Table 2 and Figure 4 show the mean distance error of far (+) and near (–) side distance in NG and PG from both putting stances. PG showed significantly less error in far and near side than NG in both putting stance (NG > PG). The frequency of the ball stopping at the far side from both putting stances was significantly higher in NG and PG (Far-side > Near-side). Furthermore, the frequency of the ball stopping at the far side from dominant stance (85.9%) was significantly higher than non-dominant stance (59.4%) in PG over the 4 days trials. (Dominant > Non-dominant). But the frequency of near-side from dominant putting stance (14.1%) was significantly less than non-dominant stance (40.6%) in PG (Dominant < Non-dominant).
Discussion
The purpose of this study was to investigate putting ability using a trial carried out 4 times in one week by NG and PG to stop a ball on a target from dominant and non-dominant putting stances. The results showed that the Total Distance Error in PG was significantly smaller than NG in both dominant and non-dominant putting stance, indicating that PG have a high putting skill. Furthermore, the rate of the ball stopping at far side of the target when putting from the dominant stance in PG was significantly higher than near side (85.9% vs 14.1%). This shows that distance error in PG is small but that they tend to overshoot the target even when attempting to accurately stop the ball on the target. This could be due to experience gained from many hours of practice, creating a strong putting skill tendency to place the ball to the far side of the target. This trait is considered important for attaining consistent cup-in results on the putting green. In this study, it is believed that such a result was due to the trial being conducted in a low-pressure environment, and we have labeled this putting skill tendency as “Golfers Bias”. In DAY1 distance error was smaller in the non-dominant stance of PG compared to NG and was also not significantly different to dominant stance distance error. A reduction in distance error was also observed from DAY3, which indicates potential trainability. This indicates that PG showed high short putt ability in the non-dominant stance. In NG, Total Distance Error and Linear Error in both putting stances was significantly lower from DAY1, DAY2 to DAY3, DAY4. This shows there is a short term learning effect in putting ability from either the dominant or non-dominant stance, and indicates that non-dominant putting stance skill increased in parallel to putting ability in the dominant stance.

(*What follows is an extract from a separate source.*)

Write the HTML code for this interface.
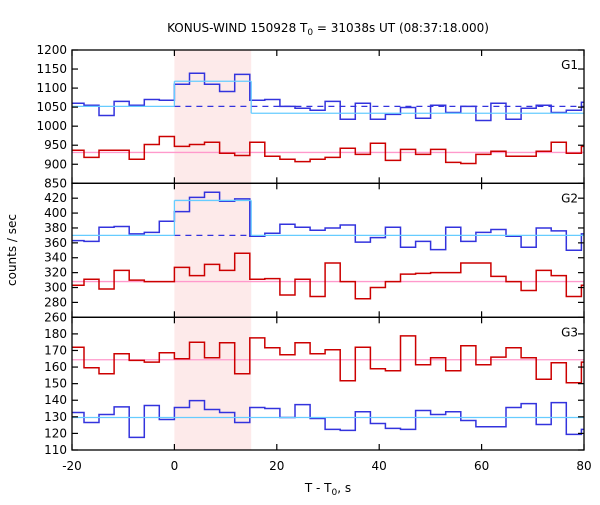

Hasegawa et al. (2016) compared movement action in 10 professional and 10 high-level amateur golfers who performed a cup-in putting task consisting of 100 putts from various distances between 0.6〜3.3m from dominant putting stance. PG displayed a greater ability in adjusting downswing speed even in short distance putts, and also displayed more consistency in movement. However, there was no significant difference in putting score between the two groups (Hasegawa et al., 2016). This indicates that even in a simple short distance putting task there is a possibility that through match experience PG understand that undershooting a target or reduced putting motion could occur (Hasegawa et al., 2013, 2016). It is interesting that there might be an unconscious counter-measure or tactic used that causes golfers to slightly overshoot a target to ensure they reach the cup even in a low-pressure environment from a short distance. We recognize that golfers need to perform putts in a different environment than in this experiment. However, we think it is a better indicator to use a target task rather than a cup-in task even in an outdoor putting task that is closer to actual playing conditions to be able to accurately investigate how firmly golfers are actually striking the ball. It is also necessary to conduct further studies using longer distance targets to investigate up to what distance PG tend to overshoot a target.

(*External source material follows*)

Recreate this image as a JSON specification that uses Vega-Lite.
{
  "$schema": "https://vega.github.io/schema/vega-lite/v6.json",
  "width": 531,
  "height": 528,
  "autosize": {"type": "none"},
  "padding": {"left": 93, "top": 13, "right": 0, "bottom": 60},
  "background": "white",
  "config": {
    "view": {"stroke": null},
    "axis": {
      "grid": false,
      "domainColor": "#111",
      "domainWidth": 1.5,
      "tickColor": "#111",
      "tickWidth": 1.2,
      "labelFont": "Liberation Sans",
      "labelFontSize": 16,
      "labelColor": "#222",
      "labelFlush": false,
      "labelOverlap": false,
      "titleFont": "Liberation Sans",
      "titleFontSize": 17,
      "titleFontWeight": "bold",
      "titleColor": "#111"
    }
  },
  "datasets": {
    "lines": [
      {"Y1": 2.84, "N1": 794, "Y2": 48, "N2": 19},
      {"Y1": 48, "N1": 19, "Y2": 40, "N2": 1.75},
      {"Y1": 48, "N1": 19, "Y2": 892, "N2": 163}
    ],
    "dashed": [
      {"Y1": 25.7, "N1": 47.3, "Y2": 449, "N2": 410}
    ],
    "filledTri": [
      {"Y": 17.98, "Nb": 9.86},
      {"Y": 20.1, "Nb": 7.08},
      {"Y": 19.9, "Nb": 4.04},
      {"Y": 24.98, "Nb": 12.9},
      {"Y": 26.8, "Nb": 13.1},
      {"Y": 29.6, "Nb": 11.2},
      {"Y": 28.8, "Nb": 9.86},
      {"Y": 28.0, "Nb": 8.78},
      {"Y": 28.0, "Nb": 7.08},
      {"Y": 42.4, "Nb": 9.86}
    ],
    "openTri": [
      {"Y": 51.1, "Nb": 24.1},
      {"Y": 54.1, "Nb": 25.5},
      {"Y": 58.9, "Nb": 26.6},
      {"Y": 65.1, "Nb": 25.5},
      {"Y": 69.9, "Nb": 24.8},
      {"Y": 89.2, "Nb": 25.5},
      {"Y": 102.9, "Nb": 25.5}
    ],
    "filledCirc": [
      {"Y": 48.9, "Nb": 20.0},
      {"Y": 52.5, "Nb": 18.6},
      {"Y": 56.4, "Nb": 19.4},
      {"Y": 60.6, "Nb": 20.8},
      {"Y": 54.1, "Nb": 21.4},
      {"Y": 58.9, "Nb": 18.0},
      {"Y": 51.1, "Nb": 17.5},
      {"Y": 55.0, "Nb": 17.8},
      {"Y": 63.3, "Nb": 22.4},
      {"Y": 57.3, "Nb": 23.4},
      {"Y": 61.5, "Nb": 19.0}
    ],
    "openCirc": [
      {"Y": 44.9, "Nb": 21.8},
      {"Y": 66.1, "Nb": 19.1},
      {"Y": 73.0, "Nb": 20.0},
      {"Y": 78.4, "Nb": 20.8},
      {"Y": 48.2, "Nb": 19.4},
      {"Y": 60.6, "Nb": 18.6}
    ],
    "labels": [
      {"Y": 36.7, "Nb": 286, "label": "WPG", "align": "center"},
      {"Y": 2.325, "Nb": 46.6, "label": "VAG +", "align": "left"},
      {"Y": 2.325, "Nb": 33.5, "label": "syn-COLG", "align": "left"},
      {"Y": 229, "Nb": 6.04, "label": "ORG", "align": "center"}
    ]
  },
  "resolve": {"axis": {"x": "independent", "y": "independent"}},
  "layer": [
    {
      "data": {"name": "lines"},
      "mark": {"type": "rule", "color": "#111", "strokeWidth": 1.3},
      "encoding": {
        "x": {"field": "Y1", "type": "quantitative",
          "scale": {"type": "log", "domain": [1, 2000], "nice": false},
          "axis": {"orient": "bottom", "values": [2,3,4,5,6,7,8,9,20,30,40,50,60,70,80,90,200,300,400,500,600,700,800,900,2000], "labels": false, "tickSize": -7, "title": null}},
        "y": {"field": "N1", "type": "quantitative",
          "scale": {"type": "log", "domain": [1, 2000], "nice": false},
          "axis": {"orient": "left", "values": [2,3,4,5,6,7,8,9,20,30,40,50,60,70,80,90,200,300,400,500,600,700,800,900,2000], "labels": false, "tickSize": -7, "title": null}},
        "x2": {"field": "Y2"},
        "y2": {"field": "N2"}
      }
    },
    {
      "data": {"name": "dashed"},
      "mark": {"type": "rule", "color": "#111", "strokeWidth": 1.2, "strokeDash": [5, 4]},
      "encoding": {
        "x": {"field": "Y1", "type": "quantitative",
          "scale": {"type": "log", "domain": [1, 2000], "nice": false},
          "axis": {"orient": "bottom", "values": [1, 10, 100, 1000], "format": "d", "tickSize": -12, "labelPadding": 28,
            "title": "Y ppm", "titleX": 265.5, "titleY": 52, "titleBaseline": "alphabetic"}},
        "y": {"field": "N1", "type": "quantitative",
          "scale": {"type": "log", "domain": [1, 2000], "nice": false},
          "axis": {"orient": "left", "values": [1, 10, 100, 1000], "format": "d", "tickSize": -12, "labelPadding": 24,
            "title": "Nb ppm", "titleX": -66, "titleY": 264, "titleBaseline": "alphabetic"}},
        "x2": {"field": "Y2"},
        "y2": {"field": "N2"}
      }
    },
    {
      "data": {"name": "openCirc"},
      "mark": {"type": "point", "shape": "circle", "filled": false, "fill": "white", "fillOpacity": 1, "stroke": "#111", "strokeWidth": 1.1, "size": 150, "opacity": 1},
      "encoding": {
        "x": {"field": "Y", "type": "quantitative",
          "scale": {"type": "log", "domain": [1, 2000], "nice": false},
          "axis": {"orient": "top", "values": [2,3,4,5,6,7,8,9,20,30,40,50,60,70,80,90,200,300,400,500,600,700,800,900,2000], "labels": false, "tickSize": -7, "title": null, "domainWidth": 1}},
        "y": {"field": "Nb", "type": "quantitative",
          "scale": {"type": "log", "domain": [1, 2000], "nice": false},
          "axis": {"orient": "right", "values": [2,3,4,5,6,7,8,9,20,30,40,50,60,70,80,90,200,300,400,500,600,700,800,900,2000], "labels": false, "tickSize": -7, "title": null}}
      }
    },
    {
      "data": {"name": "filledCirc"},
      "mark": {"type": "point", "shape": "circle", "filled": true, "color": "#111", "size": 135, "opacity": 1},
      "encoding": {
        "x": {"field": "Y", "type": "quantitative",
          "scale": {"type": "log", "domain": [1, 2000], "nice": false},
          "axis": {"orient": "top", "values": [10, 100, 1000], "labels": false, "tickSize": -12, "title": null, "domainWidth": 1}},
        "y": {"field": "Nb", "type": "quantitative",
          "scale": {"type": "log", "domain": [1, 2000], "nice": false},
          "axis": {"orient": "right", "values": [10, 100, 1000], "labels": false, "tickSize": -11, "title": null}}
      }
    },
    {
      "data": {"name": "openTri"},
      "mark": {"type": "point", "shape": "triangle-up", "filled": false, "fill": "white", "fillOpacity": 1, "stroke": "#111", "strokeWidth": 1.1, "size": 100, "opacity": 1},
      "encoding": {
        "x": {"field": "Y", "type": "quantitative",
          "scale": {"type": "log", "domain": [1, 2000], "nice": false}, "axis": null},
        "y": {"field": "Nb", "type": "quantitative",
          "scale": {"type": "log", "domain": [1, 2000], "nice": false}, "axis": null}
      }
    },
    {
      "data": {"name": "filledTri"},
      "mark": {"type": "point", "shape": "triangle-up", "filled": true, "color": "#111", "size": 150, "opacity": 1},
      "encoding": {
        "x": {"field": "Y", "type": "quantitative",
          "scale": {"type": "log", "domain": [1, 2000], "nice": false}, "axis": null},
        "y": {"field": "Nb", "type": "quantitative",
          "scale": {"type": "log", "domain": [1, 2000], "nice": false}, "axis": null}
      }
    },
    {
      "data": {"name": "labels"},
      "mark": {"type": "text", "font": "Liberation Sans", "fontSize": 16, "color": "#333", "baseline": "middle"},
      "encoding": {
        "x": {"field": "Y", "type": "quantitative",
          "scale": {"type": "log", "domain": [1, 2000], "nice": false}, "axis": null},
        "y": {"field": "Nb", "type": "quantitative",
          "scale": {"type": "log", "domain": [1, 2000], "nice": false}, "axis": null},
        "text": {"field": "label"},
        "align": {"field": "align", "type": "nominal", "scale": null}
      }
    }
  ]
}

In this study PG showed significanly lower directional error than NG, but there was no significant difference between dominant and non-dominant stance within PG. The ability of PG to putt not only with consistent distance control but also consistent directional accuracy from the non-dominat stance indicates that they possess an ingrained fine motor skill even in the non-dominant stance. The results of this study also support the proposal that for golfers prone to the “Yips” putting from the non-dominant stance could help to produce a better putting outcome. Roberts and Turnbull (2010) found that after 30 right-handed NG conducted a putting task from a distance of 2.26m on an inclined surface of 25%, when a pseudoneglect task was included in the 90-putt task from the right sides that the hole is missed to the right more often (Roberts & Turnbull, 2010). It has also been reported that NG tend to miss a putt to the right of the hole because they have an unconscious directional bias towards facing right of the hole when addressing the ball (van Lier et al., 2011). This indicates that a right-handed NG who stands to the left of the ball has a physical directional error (Van Lier et al., 2011; van Lier et al., 2011). Oppositely, it has been made clear that experienced golfers have an accurate perception of the line to the target, and even if this line is incorrect there is a tendency for it to be slightly to the left of the target (van Lier et al., 2011). In putting experiments such as these the existence of a putting skill tendency when aiming for a clearly defined target has been made clear. In this study, a difference in lateral distance error was recognized due to the difference in golfing ability. It is still necessary to investigate the putting face angle in long distance putting using motion analysis to further understand reasons for this difference in ability.
Conclusion
In this study, we investigated the putting ability in PG by having them complete a putting task 4 times in one week from both their dominant and non-dominant putting stance and compared them to NG that completed the same task. The results showed that PG display significantly lower average Distance Error, Directional Error and Linear Error from the target than NG in both putting stances. However, there were no significant different between dominant and non-dominant putting stances in all distance error variables. This demonstrate that PG showed high short putt ability in the non-dominant stance. These results show that PG have a high level of putting skill from the non-dominant stance in addition to the dominant stance, which was shown from DAY1 of this study. Furthermore, it was shown when Distance Error was divided into far-side and near-side that the rate of far-side error in PG was 85.9% of total strokes, which was not found in NG. We surmise that distance error in PG from dominant putting stance is small but that they tend to overshot the target even in a low-pressure environment such as conducted in this study is influenced by a strong putting stroke technique.
Funding
The authors received no financial support for the research, authorship, and/or publication of this article.